Research

Alzheimer’s Association and Global Down Syndrome Foundation Explore Links Between Alzheimer’s, Down Syndrome

LEXINGTON, Ky. (Nov. 8, 2013) —Donna Wilcock of the University of Kentucky Sanders-Brown Center on Aging is the lead investigator on a recently-funded project exploring the links between Alzheimer's disease and Down Syndrome. Elizabeth Head, also of Sanders-Brown Center on Aging, is a co-investigator on the project.

The Global Down Syndrome Foundation, the Alzheimer’s Association, and the Linda Crnic Institute for Down Syndrome have awarded $1.2 million in research grants to five scientists for innovative investigations that explore the development of Alzheimer’s disease in individuals with Down syndrome. The goal is to eventually translate the findings into improved treatments for all people with Alzheimer’s. Wilcock has received $150,000 of the funding, and was one of five selected for funding from among 50 applicants.

Alzheimer’s Disease and Down Syndrome

Alzheimer's is a fatal, progressive, degenerative brain disease that causes problems with memory, thinking and behavior. More than 5 million Americans are living with Alzheimer’s, which is the sixth leading cause of death in the United States.

Down syndrome is a genetic disorder whereby a person has three copies of chromosome 21 instead of two. This chromosome also contains the gene that encodes the amyloid precursor protein (APP). APP is cleaved to form beta-amyloid, which is the primary component of plaques – a lesion found in the brains of people with Alzheimer’s that many scientists believe is part of the cause of the disease.

According to the U.S. Centers for Disease Control and Prevention, Down syndrome occurs in 1 out of 691 infants in the United States. Due to improved clinical care, people with Down syndrome are now regularly living into their sixth decade of life, which leads many to develop dementia due to Alzheimer’s. Autopsy studies show that by age 40 years, the brains of almost all individuals with Down syndrome have significant levels of plaques and tangles – abnormal protein deposits that are considered Alzheimer's hallmarks. But despite the presence of these brain changes, not everyone with Down syndrome develops Alzheimer's symptoms.

One of the many questions researchers hope to answer about Down syndrome is why some people develop dementia symptoms and others don't. Researchers are working to answer a similar key question about those who don't have Down syndrome. This may lead to new opportunities for treatment and prevention of the disease.
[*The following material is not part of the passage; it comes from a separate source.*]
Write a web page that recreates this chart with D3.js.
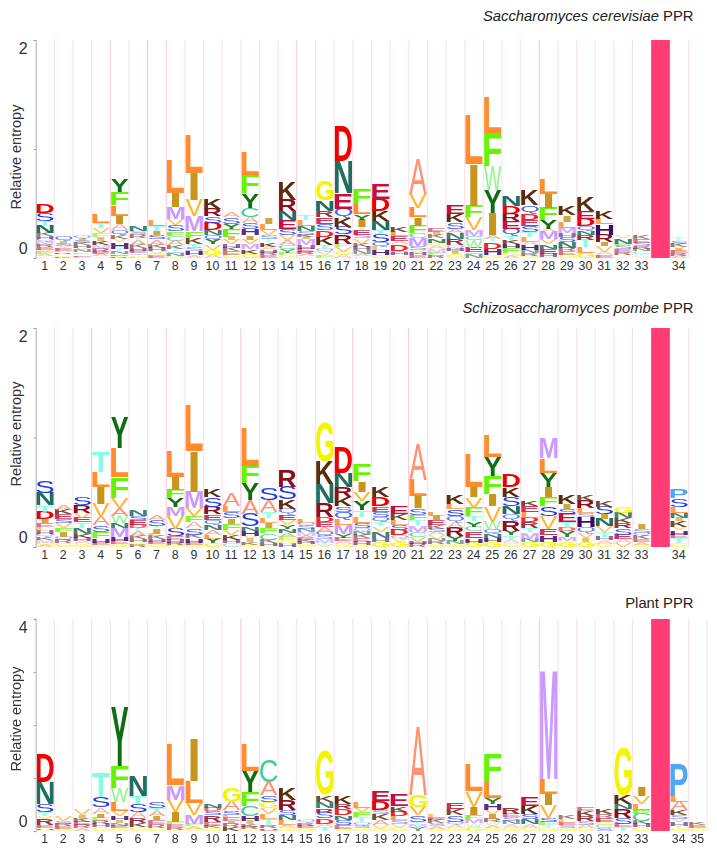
<!DOCTYPE html>
<html>
<head><meta charset="utf-8"><style>body{margin:0;background:#fff}</style></head>
<body>
<svg id="svg" width="717" height="856"></svg>
<script src="https://cdn.jsdelivr.net/npm/d3@7"></script>
<script>

var positions = d3.range(1, 34).map(String).concat(["gap", "34"]);
var positionsPlant = positions.concat(["35"]);

// letters top to bottom in each column, heights in the same order
var cerLetters = ["DSTNKHQMREVFAG","QISVEFRAGK","QISKHVNLAEF","LTVFIKMREAG","YFLIAQKVHTNEGR","NSRTAKHEQGF","LTISAKHVGE","LIMVSFCAKTQNG","LIVMFKTSHA","KRSDNQYVGA","ASYFIVHKEG","LFYCASHIVMKG","ILVSTKAHRE","KRNESVACYFG","TLNSKIMHERAG","GNRESDKTQVF","DNEQKSRFVGA","FLYITESVKHNAG","EDKNTSQLHG","KLEADQHVG","AVLIFCMSVHE","EIKNGAMFR","EKSANRQHIG","LIFVMCWEQN","LFWYIATDHG","NDREQTKHFGA","KQDESTLAHNRG","LIFYAMVNEHG","KILMHSNREG","KEDQNRTLG","KLHRIVAE","VNFSERAG","KESRNCTAG","TSKVIERA"];
var cerHeights = [[.083,.075,.045,.065,.03,.025,.03,.02,.025,.025,.02,.02,.02,.015],[.04,.02,.025,.02,.02,.015,.015,.015,.01,.013],[.03,.025,.02,.02,.02,.02,.02,.015,.015,.015,.01],[.085,.043,.05,.036,.036,.04,.03,.03,.022,.02,.015],[.116,.122,.098,.076,.055,.05,.03,.033,.06,.03,.02,.015,.01,.01],[.052,.025,.035,.03,.04,.03,.025,.02,.018,.013,.012],[.06,.043,.04,.04,.05,.03,.03,.02,.02,.02],[.31,.128,.107,.055,.06,.04,.05,.04,.035,.02,.02,.02,.02],[.346,.25,.15,.138,.06,.055,.037,.03,.04,.024],[.092,.07,.06,.067,.046,.046,.04,.05,.045,.03],[.05,.06,.05,.07,.03,.04,.035,.03,.03,.03],[.205,.175,.13,.083,.055,.06,.055,.04,.043,.045,.04,.04],[.06,.055,.045,.035,.03,.04,.03,.025,.025,.025],[.16,.1,.083,.076,.06,.04,.05,.04,.03,.025,.024],[.046,.055,.046,.03,.02,.025,.055,.03,.03,.02,.02,.015],[.183,.098,.06,.06,.06,.055,.076,.037,.03,.03,.024],[.318,.3,.138,.086,.083,.07,.086,.03,.04,.03,.029],[.14,.09,.05,.065,.03,.04,.035,.05,.03,.03,.03,.025,.015],[.138,.113,.092,.08,.037,.076,.04,.03,.046,.027],[.052,.04,.04,.03,.06,.02,.02,.015,.013],[.32,.128,.09,.076,.07,.046,.07,.035,.025,.025,.025],[.03,.03,.03,.04,.03,.03,.03,.025,.025],[.086,.076,.06,.037,.055,.06,.03,.02,.03,.036],[.44,.382,.107,.116,.055,.037,.07,.04,.02,.033],[.33,.306,.22,.208,.2,.037,.03,.06,.06,.026],[.098,.07,.067,.07,.067,.037,.04,.037,.046,.025,.018],[.147,.076,.06,.052,.055,.046,.046,.03,.046,.03,.025,.017],[.138,.128,.116,.076,.03,.07,.043,.04,.046,.03,.011],[.083,.06,.06,.046,.03,.046,.06,.03,.03,.03],[.13,.07,.07,.037,.04,.046,.067,.055,.045],[.07,.052,.095,.067,.037,.055,.03,.024],[.02,.05,.02,.03,.025,.025,.015,.015],[.03,.03,.03,.025,.025,.02,.015,.015,.01],[.03,.025,.03,.02,.02,.02,.02,.022]];

var pomLetters = ["SNTDIELHQKMGA","AKESVFIQRG","SRVETNKHAG","TLIVASFHEG","YLFVAWNMHEG","NSEDTAKHGR","ASTILKHEG","LIFYMVSEHRG","LIMVFASKHEG","KSREQNALYG","ALSIFVKHC","LFYASNHVIKG","SATLIFCKHG","RSKQEVYNAFGH","LQSNMAEKHG","GKNRDEAQSMTV","DNRKSQLMYEAG","FIVYTLSQNKEHG","KDESQTVNHG","EKLSDQVG","ALISFTMCVHR","LIEKSAVNRG","KLSQARYNG","LIVFTYCEHG","LYFIVWQNHG","DKSNQRYTAG","KELDRTMNG","MLYIFSVEHG","KISETDYMG","KRLSHQVIG","KSINVTHAG","GNKRSEAV","ISQKEAG","PSLNIKVHETG"];
var pomHeights = [[.11,.113,.06,.07,.037,.035,.03,.03,.03,.025,.025,.02,.02],[.04,.043,.04,.037,.046,.04,.04,.03,.03,.034],[.07,.07,.043,.04,.05,.055,.037,.03,.03,.025],[.19,.144,.147,.122,.076,.06,.06,.04,.025,.014],[.28,.266,.193,.09,.067,.07,.046,.076,.037,.03,.028],[.058,.04,.04,.03,.03,.04,.03,.025,.025,.022],[.04,.055,.02,.05,.02,.03,.025,.02,.024],[.23,.122,.076,.076,.083,.116,.07,.03,.03,.02,.017],[.42,.367,.153,.067,.06,.055,.06,.03,.04,.021,.02],[.073,.086,.067,.05,.05,.046,.04,.037,.04,.037],[.116,.052,.06,.052,.06,.04,.046,.03,.034],[.352,.16,.147,.128,.116,.037,.046,.03,.03,.024,.02],[.107,.107,.06,.046,.046,.046,.06,.03,.02,.013],[.153,.116,.083,.052,.05,.046,.037,.04,.037,.03,.03,.029],[.037,.03,.03,.03,.03,.02,.02,.02,.02,.023],[.36,.208,.174,.128,.046,.046,.04,.04,.03,.03,.02,.02],[.232,.128,.092,.086,.052,.067,.055,.076,.037,.03,.03,.025],[.156,.098,.086,.083,.06,.06,.046,.03,.03,.03,.03,.03,.019],[.092,.085,.05,.046,.046,.04,.05,.06,.03,.05],[.067,.055,.04,.046,.052,.03,.03,.047],[.33,.147,.113,.06,.046,.046,.06,.046,.046,.02,.028],[.037,.04,.046,.03,.03,.03,.03,.025,.025,.027],[.076,.046,.064,.052,.052,.08,.043,.03,.025],[.306,.092,.098,.08,.043,.05,.046,.06,.04,.041],[.196,.17,.165,.11,.144,.064,.043,.04,.04,.043],[.12,.086,.086,.073,.055,.098,.04,.04,.03,.036],[.05,.052,.052,.04,.052,.04,.06,.03,.044],[.19,.13,.128,.092,.086,.09,.116,.058,.06,.05],[.086,.046,.046,.076,.052,.03,.055,.04,.052],[.06,.07,.046,.03,.092,.06,.046,.03,.049],[.055,.067,.04,.07,.052,.046,.03,.03,.03],[.06,.052,.046,.046,.06,.04,.03,.039],[.04,.03,.03,.03,.025,.025,.02],[.086,.076,.052,.046,.034,.052,.03,.04,.03,.05,.033]];

var plantLetters = ["DNSTVREHG","VSREG","VIKERA","TSAIFRHG","YFWLVHINEG","NTSARKG","STAIERG","LMVIFERG","ILVMFAG","NDSREKG","GASLEIRK","LYFCHIKRG","CASGVLTRHE","KRSNLAG","QREG","GKNRSDAT","KRDNSEG","LVFTQSG","EDSKAVG","EKDLSVG","AGVSTMY","LEKSAG","EKSQAG","LVIFMWG","FLYHVIRWAG","RESNAG","EKSNAG","MLIVSFTG","KLESG","EKRSAG","KREGCS","GKNRSET","IVLFCKHG","PLAKSVHTG","KEG"];
var plantHeights = [[.536,.41,.158,.082,.05,.12,.05,.03,.028],[.088,.05,.05,.05,.04],[.126,.063,.06,.06,.06,.054],[.473,.19,.126,.076,.06,.06,.06,.072],[1.11,.423,.252,.177,.095,.076,.05,.05,.05,.052],[.385,.139,.158,.114,.095,.08,.069],[.114,.076,.082,.076,.07,.07,.062],[.77,.27,.233,.19,.044,.05,.05,.027],[.808,.404,.24,.158,.05,.05,.038],[.082,.063,.076,.126,.07,.05,.05],[.27,.158,.082,.057,.063,.05,.06,.08],[.517,.397,.27,.19,.09,.06,.05,.05,.029],[.41,.252,.126,.114,.107,.095,.126,.05,.03,.027],[.227,.2,.095,.095,.095,.06,.048],[.063,.05,.05,.051],[.85,.126,.126,.076,.114,.095,.06,.08],[.139,.095,.126,.082,.107,.06,.047],[.126,.082,.095,.095,.07,.05,.05],[.19,.17,.063,.126,.095,.06,.046],[.208,.107,.082,.076,.07,.07,.062],[1.28,.22,.158,.126,.05,.06,.062],[.063,.05,.06,.05,.05,.042],[.107,.126,.126,.06,.06,.051],[.51,.297,.145,.076,.082,.07,.082],[.51,.31,.114,.114,.076,.1,.06,.06,.05,.056],[.114,.07,.06,.07,.07,.056],[.177,.139,.095,.1,.07,.062],[2.063,.284,.22,.233,.082,.06,.06,.048],[.06,.06,.05,.05,.058],[.07,.09,.09,.07,.06,.06],[.09,.07,.08,.05,.06,.054],[.927,.158,.095,.17,.114,.06,.076],[.164,.139,.114,.076,.139,.06,.06,.068],[.606,.107,.158,.095,.063,.07,.06,.05,.051],[.05,.05,.058]];

// separators drawn darker than the others, given by the position on their right
var cerDarkSeps = ["5", "7", "8", "15", "28"];
var pomDarkSeps = ["4", "8", "12", "18", "21"];
var plantDarkSeps = ["12", "28"];

var letterColors = {
  A: "#ff9174", C: "#42cc99", D: "#f00000", E: "#c80f3c", F: "#66f500", G: "#f2f500",
  H: "#3c0a64", I: "#c8961e", K: "#5a2d0f", L: "#ff8c2d", M: "#cc99ff", N: "#1f6e5f",
  P: "#50a5f5", Q: "#3c64f5", R: "#8c0f1e", S: "#1e3ce6", T: "#82ffe1", V: "#ffb432",
  W: "#8cf58c", Y: "#0f6e14"
};

// these read thin in the logos, the rest have heavy stems
var thinLetters = "AVWCQS";

var svg = d3.select("#svg");
var FONT = "'Liberation Sans', Arial, sans-serif";

// ink box of each glyph, so a letter can fill its cell exactly
var ctx = document.createElement("canvas").getContext("2d");
var ink = {};
Object.keys(letterColors).forEach(k => {
  var weight = thinLetters.indexOf(k) >= 0 ? "normal" : "bold";
  ctx.font = weight + " 100px 'Liberation Sans'";
  var m = ctx.measureText(k);
  ink[k] = {l: m.actualBoundingBoxLeft, r: m.actualBoundingBoxRight,
            a: m.actualBoundingBoxAscent, d: m.actualBoundingBoxDescent, weight: weight};
});

function drawPanel(p) {
  var slots = p.positions;
  var colW = 18.65;
  var x = d3.scaleBand().domain(slots).range([35.7, 35.7 + colW * slots.length]);
  var y = d3.scaleLinear().domain([0, p.max]).range([p.bottom, p.top]);
  var g = svg.append("g");

  // separators
  g.selectAll("line.sep").data(slots.slice(1).concat(["end"])).join("line").classed("sep", true)
    .attr("x1", d => d == "end" ? x.range()[1] : x(d))
    .attr("x2", d => d == "end" ? x.range()[1] : x(d))
    .attr("y1", y(p.max)).attr("y2", y(0))
    .style("stroke", d => p.darkSeps.indexOf(d) >= 0 ? "#f5c6d3" : "#fbe0e8")
    .style("stroke-width", 1);

  // the insertion bar
  g.append("rect")
    .attr("x", x("gap")).attr("width", x.bandwidth())
    .attr("y", y(p.max)).attr("height", y(0) - y(p.max))
    .style("fill", "#ff3d74");

  // stacks, built from the bottom up
  var cols = slots.filter(d => d != "gap");
  var cells = [];
  cols.forEach((pos, i) => {
    var run = 0;
    for (var k = p.letters[i].length - 1; k >= 0; k--) {
      cells.push({pos: pos, ch: p.letters[i][k], y0: run, y1: run + p.heights[i][k]});
      run += p.heights[i][k];
    }
  });

  g.append("g").style("filter", "blur(0.3px)")
    .selectAll("text.letter").data(cells).join("text").classed("letter", true)
    .text(d => d.ch)
    .attr("font-family", FONT).attr("font-size", 100)
    .attr("font-weight", d => ink[d.ch].weight)
    .style("fill", d => letterColors[d.ch])
    // tiny letters wash out to pale bands in the logos
    .style("fill-opacity", d => {
      var h = y(d.y0) - y(d.y1);
      return h < 4 ? 0.6 : h < 7 ? 0.85 : 1;
    })
    .attr("transform", d => {
      var m = ink[d.ch];
      var w = d.ch == "I" ? x.bandwidth() * 0.42 : x.bandwidth() - 1.2;
      var h = y(d.y0) - y(d.y1);
      var cx = x(d.pos) + x.bandwidth() / 2;
      return "translate(" + (cx - w / 2) + "," + y(d.y0) + ")" +
        " scale(" + w / (m.l + m.r) + "," + h / (m.a + m.d) + ")" +
        " translate(" + m.l + "," + (-m.d) + ")";
    });

  // y axis, end labels sit inside the axis ends
  var yAxis = d3.axisLeft(y).tickValues(p.ticks).tickSize(2).tickPadding(6)
    .tickFormat(d => (d == 0 || d == p.max) ? d : "");
  var ya = g.append("g").attr("transform", "translate(35.7,0)").call(yAxis);
  ya.select(".domain").style("stroke", p.axisColor).style("stroke-width", p.axisWidth);
  ya.selectAll(".tick line").style("stroke", "#999");
  ya.selectAll(".tick text")
    .attr("font-family", FONT).attr("font-size", 16).style("fill", "#333")
    .attr("dy", d => d == 0 ? "-0.28em" : "0.82em");

  // x axis
  var xAxis = d3.axisBottom(x).tickSize(0).tickPadding(2)
    .tickFormat(d => d == "gap" ? "" : d);
  var xa = g.append("g").attr("transform", "translate(0," + (y(0) + 1) + ")").call(xAxis);
  xa.select(".domain").remove();
  xa.selectAll(".tick text")
    .attr("font-family", FONT).attr("font-size", 12.4).style("fill", "#333")
    .attr("dx", "-0.4");

  // labels
  g.append("text")
    .attr("transform", "translate(21," + p.labelY + ") rotate(-90)")
    .attr("text-anchor", "middle")
    .attr("font-family", FONT).attr("font-size", 14.5).style("fill", "#333")
    .text("Relative entropy");

  var t = g.append("text")
    .attr("x", 693.5).attr("y", p.titleY).attr("text-anchor", "end")
    .attr("font-family", FONT).attr("font-size", 14.8).style("fill", "#222");
  if (p.titleItalic) t.append("tspan").attr("font-style", "italic").text(p.titleItalic + " ");
  t.append("tspan").text(p.title);
}

drawPanel({positions: positions, letters: cerLetters, heights: cerHeights, darkSeps: cerDarkSeps,
  max: 2, ticks: [0, 1, 2], top: 40, bottom: 258, labelY: 157, titleY: 21,
  titleItalic: "Saccharomyces cerevisiae", title: "PPR", axisColor: "#aaa", axisWidth: 1});
drawPanel({positions: positions, letters: pomLetters, heights: pomHeights, darkSeps: pomDarkSeps,
  max: 2, ticks: [0, 1, 2], top: 328, bottom: 547, labelY: 434, titleY: 313,
  titleItalic: "Schizosaccharomyces pombe", title: "PPR", axisColor: "#aaa", axisWidth: 1});
drawPanel({positions: positionsPlant, letters: plantLetters, heights: plantHeights, darkSeps: plantDarkSeps,
  max: 4, ticks: [0, 1, 2, 3, 4], top: 619, bottom: 831, labelY: 719, titleY: 608,
  titleItalic: "", title: "Plant PPR", axisColor: "#ccc", axisWidth: 1.5});

</script>
</body>
</html>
Wilcock's research will focus on studying inflammation in the blood of aging adults with Down syndrome, some of who have dementia and others who do not. Working together with fellow Sanders-Brown faculty members Elizabeth Head and Frederick Schmitt (who run an NIH funded longitudinal study of aging in adults with Down syndrome and their brain health), Wilcock has identified markers in the blood that predict the inflammatory state of the brain.

Since Down syndrome is associated with the triplication of many inflammatory genes, Wilock hypothesizes that a neuroinflammatory switch may be involved in the transition of a person with Down syndrome being cognitively normal to clinical dementia. She will measure blood markers of inflammation previously identified in Alzheimer's disease to the ongoing  longitudinal study of aging in  , some of whom have transitioned to dementia, to determine whether inflammatory profiles can be predictive of transition to dementia. The samples to be used in this study are from the Head / Schmitt longitudinal Down's group," said Wilcock.

 “Of more than 50 applications, only five grants were funded worldwide for this research initiative. This clearly emphasizes the world-class research that Drs. Wilcock, Head, and Schmitt are doing at the Center.  his work is highly significant in that it may lead to more predictive ways to tell whether an individual is at high risk for developing dementia,” said Linda J. Van Eldik, director of the Sanders-Brown Center on Aging.